Sometimes, connections between affordances of media technologies and outcomes occur regardless of socioeconomic or cultural contexts; people with lower self-esteem may believe that fewer people actually read what they post on social media regardless of whether they live in Bangor, Bangkok, and Bangledesh. Other times, such connections only occur under certain specific conditions. By looking at how affordances and outcomes relate to one another, we are not ignoring context or individual differences. Assessing the influence of those factors are part of any robust inquiry. The fact that we often find that the same effects in incredibly diverse socioeconomic and cultural circumstances should not be taken as a wholesale dismissal of the importance of such factors.

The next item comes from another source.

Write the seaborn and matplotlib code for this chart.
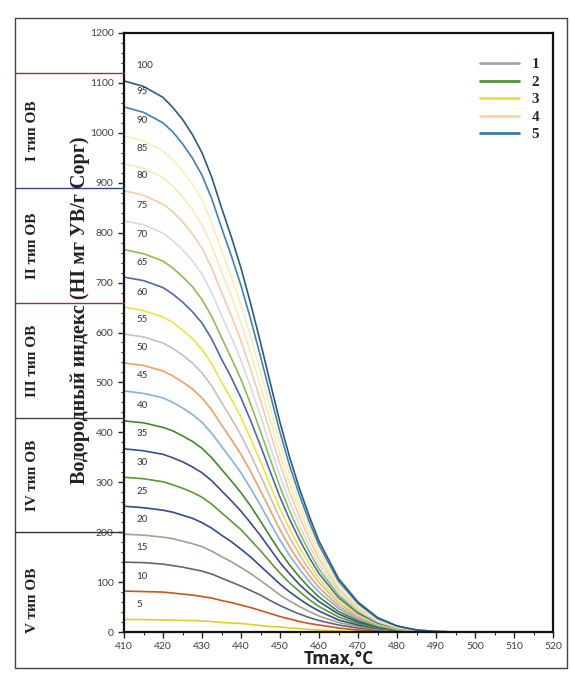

So, here's what I'm left with. You can concentrate on a few aspects of the intersection between media technologies and people. You can examine the relationships among designers, hackers, and users as articulated through different uses of the technologies (designed attribute vs. affordance). You can examine how uses come into being and become more or less popular (affordance as outcome). You can examine how common uses of media technology relate to outcomes (affordance as cause). Do we all use the word "affordance" to describe what we're studying? On a practical level, this doesn't work for me right now. When I search for the word in Google Scholar, most of the research concentrates on the first two parts of the technology/human intersection and not the third.

It's something I'm continuing to think about, and ICA, specifically that one panel, helped me zoom out and think about this issue as I continue my research.